Tell el-Far´ah (Süd)
Ägyptisch-levantinische Beziehungen im späten 2. Jahrtausend v.Chr.
1. Edition 2011
Vandenhoeck & Ruprecht
Orbis Biblicus et Orientalis -
Tell el-Far’ah (South) is among the sites in southern Palestine where W.M.F. Petrie searched for Egyptian material culture in order to further our understanding of the diverse relations between Egypt and Palestine. Besides a number of graves bearing Egyptian treasures he also discovered an entire house he claimed was the residence of an Egyptian governor. Pivotal in this interpretation were engraved ivory panels found in this building which once adorned a wooden object of some sort. However, Petri presented his conclusions in only a few sentences, without dwelling on comparisons or detailed explanations. Other scientists who shared or defended his interpretations have rarely dealt directly with the findings themselves. Erika Fischer offers the first detailed analysis of the ivory panels as well as the residence.

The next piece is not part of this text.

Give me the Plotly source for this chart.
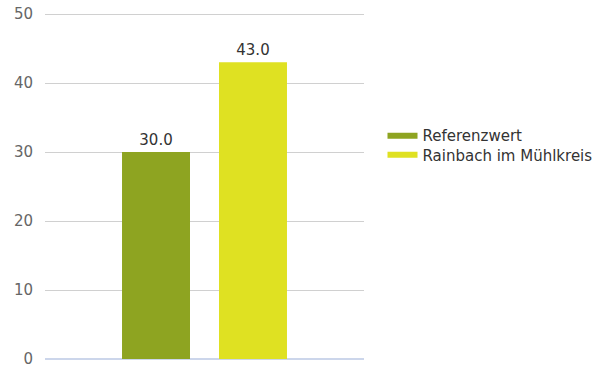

The stratigraphy and architectural history of the building remain controversial. In order to properly judge the house in its cultural and historical setting of the Late Bronze Age Levant, the author critically discusses the so-called Governer´s Residences and shows how contradictory previous classifications and interpretations of such buildings have been. A detailed iconographic study forms the basis for dating and classifying the engravings and their main subject. Finally, the author demonstrates the relationship between the contractor, the panels and the house in which they were found.